● TASK STATEMENT
Repeat the span of the entries below that starts at the line with "Generate a Python" and ends at the line with "linewidth=1.3))", nothing more. Skip the pictures.

● TASK DATA
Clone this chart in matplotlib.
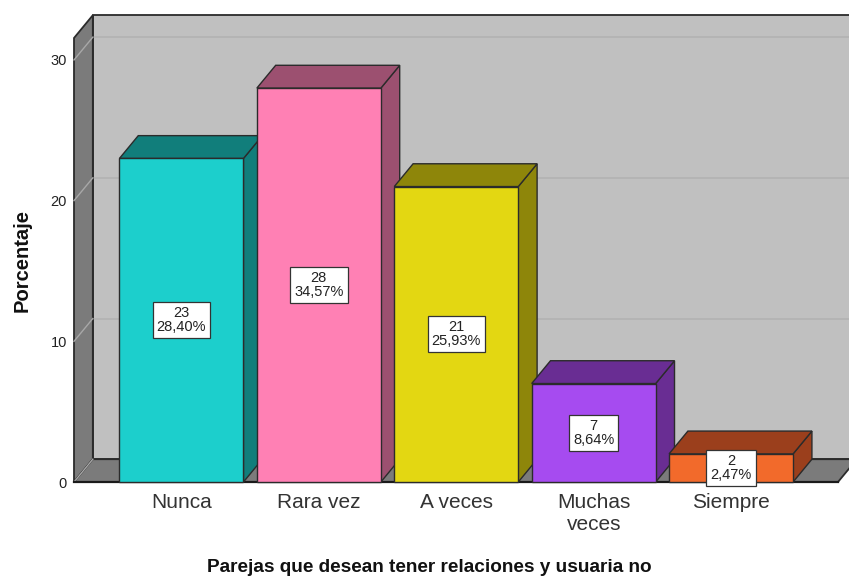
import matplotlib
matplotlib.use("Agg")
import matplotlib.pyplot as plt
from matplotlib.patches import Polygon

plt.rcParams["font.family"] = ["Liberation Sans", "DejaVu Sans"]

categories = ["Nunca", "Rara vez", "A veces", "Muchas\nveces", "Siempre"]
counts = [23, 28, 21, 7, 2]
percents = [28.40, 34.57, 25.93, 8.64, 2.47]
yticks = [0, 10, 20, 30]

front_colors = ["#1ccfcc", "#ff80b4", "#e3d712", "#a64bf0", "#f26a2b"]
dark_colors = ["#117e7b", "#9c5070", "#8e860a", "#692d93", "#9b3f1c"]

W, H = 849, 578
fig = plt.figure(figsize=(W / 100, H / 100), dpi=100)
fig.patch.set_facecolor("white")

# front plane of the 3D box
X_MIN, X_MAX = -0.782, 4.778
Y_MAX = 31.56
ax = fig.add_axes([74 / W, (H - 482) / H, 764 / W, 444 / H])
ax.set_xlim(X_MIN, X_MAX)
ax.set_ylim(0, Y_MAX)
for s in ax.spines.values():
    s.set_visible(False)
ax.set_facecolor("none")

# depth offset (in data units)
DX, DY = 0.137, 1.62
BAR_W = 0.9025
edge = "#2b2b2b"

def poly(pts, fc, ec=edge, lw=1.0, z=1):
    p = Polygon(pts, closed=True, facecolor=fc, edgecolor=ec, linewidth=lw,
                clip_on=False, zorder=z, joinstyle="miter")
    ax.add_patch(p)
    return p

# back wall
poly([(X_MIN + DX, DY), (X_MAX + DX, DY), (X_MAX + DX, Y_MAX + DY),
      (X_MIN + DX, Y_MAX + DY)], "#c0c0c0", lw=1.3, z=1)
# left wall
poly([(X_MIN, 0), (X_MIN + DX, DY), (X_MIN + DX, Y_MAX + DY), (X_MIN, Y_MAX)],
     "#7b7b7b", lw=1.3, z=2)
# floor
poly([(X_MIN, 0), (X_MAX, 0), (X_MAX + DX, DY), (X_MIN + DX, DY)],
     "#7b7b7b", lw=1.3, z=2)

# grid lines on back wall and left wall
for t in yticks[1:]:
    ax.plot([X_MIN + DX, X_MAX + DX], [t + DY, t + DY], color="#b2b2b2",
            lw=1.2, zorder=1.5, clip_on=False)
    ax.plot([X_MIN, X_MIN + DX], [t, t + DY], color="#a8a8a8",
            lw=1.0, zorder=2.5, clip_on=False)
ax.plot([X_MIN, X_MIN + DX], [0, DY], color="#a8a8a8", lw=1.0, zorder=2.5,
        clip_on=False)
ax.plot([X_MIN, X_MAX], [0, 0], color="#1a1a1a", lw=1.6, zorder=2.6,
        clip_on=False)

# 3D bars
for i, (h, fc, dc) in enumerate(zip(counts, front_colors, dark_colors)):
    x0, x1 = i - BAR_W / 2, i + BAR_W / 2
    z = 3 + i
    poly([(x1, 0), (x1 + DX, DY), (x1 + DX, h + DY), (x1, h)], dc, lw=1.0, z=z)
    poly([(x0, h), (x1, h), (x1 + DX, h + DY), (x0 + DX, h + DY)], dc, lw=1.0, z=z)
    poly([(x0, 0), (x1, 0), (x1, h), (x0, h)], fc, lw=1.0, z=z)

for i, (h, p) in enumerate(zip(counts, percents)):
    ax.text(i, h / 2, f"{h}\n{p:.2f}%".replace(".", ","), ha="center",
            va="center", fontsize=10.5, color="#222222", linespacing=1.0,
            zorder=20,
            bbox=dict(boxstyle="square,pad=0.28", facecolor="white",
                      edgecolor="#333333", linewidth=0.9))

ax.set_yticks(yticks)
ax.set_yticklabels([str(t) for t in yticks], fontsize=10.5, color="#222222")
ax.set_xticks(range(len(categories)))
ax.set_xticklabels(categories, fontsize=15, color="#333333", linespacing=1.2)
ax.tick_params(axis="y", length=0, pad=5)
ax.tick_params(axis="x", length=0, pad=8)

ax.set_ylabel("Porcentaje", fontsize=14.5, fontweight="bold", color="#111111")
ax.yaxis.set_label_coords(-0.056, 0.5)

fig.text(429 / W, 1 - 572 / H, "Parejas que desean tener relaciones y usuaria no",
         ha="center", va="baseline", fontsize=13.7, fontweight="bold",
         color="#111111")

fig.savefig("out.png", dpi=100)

...

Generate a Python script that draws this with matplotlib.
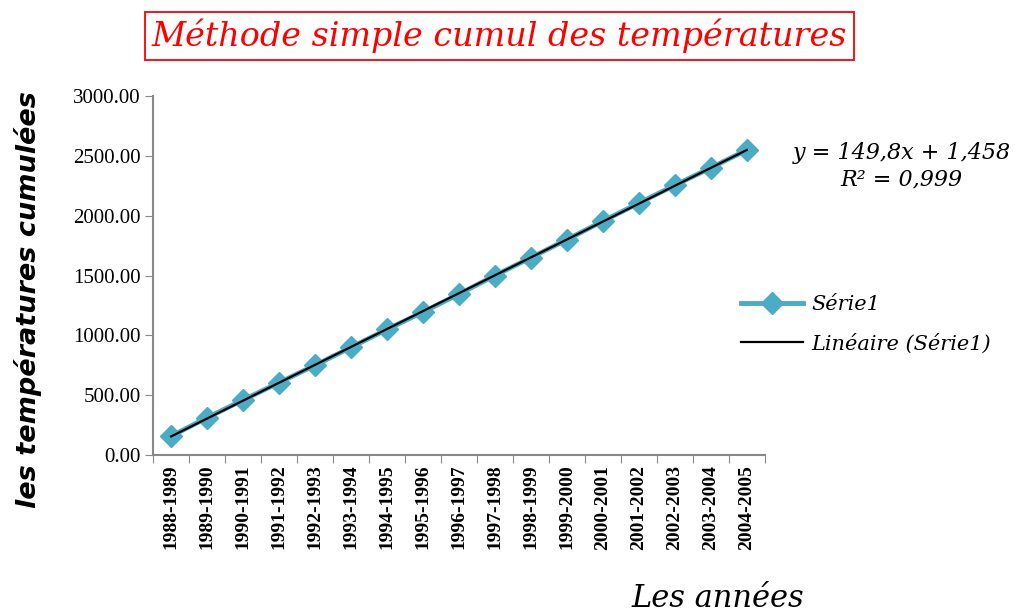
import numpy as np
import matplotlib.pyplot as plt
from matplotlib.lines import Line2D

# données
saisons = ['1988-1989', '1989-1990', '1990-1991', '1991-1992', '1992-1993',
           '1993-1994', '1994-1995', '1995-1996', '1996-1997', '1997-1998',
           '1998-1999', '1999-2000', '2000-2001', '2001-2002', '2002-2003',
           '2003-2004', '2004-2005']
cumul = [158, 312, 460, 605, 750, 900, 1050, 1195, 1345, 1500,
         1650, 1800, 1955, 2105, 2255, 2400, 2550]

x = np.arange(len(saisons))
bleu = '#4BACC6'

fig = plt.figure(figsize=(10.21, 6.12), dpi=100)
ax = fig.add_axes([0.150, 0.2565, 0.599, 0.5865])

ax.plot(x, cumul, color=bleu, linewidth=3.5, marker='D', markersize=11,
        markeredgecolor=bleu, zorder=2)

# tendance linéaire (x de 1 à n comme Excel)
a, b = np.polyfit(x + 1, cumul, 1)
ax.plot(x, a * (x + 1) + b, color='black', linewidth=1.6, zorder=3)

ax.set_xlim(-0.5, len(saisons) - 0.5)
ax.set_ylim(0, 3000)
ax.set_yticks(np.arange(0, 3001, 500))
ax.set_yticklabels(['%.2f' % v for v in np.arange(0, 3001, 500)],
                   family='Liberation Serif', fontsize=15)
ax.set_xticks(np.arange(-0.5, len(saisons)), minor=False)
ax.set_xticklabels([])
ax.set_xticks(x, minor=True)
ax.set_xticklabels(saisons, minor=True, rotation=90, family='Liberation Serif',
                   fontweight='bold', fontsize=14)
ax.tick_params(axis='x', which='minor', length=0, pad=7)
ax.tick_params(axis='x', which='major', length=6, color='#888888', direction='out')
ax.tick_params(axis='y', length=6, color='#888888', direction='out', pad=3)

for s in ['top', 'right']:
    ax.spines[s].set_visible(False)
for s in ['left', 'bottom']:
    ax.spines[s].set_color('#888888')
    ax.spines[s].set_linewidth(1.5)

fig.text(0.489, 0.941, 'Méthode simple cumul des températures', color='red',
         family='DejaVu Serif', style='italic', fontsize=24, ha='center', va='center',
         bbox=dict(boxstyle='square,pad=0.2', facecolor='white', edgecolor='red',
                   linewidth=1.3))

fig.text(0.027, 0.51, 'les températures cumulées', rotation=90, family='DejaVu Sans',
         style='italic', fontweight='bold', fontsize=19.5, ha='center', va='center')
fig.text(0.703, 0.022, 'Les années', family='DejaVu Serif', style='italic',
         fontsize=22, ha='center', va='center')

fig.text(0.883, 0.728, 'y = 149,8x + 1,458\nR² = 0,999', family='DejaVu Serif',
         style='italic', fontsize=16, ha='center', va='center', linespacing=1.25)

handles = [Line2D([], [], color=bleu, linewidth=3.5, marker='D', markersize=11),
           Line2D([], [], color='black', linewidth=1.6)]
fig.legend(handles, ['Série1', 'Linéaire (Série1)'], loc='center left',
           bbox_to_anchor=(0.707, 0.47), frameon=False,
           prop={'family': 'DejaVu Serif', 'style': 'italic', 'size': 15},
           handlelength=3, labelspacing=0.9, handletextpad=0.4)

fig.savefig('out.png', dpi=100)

● RESULT
Generate a Python script that draws this with matplotlib.
import numpy as np
import matplotlib.pyplot as plt
from matplotlib.lines import Line2D

# données
saisons = ['1988-1989', '1989-1990', '1990-1991', '1991-1992', '1992-1993',
           '1993-1994', '1994-1995', '1995-1996', '1996-1997', '1997-1998',
           '1998-1999', '1999-2000', '2000-2001', '2001-2002', '2002-2003',
           '2003-2004', '2004-2005']
cumul = [158, 312, 460, 605, 750, 900, 1050, 1195, 1345, 1500,
         1650, 1800, 1955, 2105, 2255, 2400, 2550]

x = np.arange(len(saisons))
bleu = '#4BACC6'

fig = plt.figure(figsize=(10.21, 6.12), dpi=100)
ax = fig.add_axes([0.150, 0.2565, 0.599, 0.5865])

ax.plot(x, cumul, color=bleu, linewidth=3.5, marker='D', markersize=11,
        markeredgecolor=bleu, zorder=2)

# tendance linéaire (x de 1 à n comme Excel)
a, b = np.polyfit(x + 1, cumul, 1)
ax.plot(x, a * (x + 1) + b, color='black', linewidth=1.6, zorder=3)

ax.set_xlim(-0.5, len(saisons) - 0.5)
ax.set_ylim(0, 3000)
ax.set_yticks(np.arange(0, 3001, 500))
ax.set_yticklabels(['%.2f' % v for v in np.arange(0, 3001, 500)],
                   family='Liberation Serif', fontsize=15)
ax.set_xticks(np.arange(-0.5, len(saisons)), minor=False)
ax.set_xticklabels([])
ax.set_xticks(x, minor=True)
ax.set_xticklabels(saisons, minor=True, rotation=90, family='Liberation Serif',
                   fontweight='bold', fontsize=14)
ax.tick_params(axis='x', which='minor', length=0, pad=7)
ax.tick_params(axis='x', which='major', length=6, color='#888888', direction='out')
ax.tick_params(axis='y', length=6, color='#888888', direction='out', pad=3)

for s in ['top', 'right']:
    ax.spines[s].set_visible(False)
for s in ['left', 'bottom']:
    ax.spines[s].set_color('#888888')
    ax.spines[s].set_linewidth(1.5)

fig.text(0.489, 0.941, 'Méthode simple cumul des températures', color='red',
         family='DejaVu Serif', style='italic', fontsize=24, ha='center', va='center',
         bbox=dict(boxstyle='square,pad=0.2', facecolor='white', edgecolor='red',
                   linewidth=1.3))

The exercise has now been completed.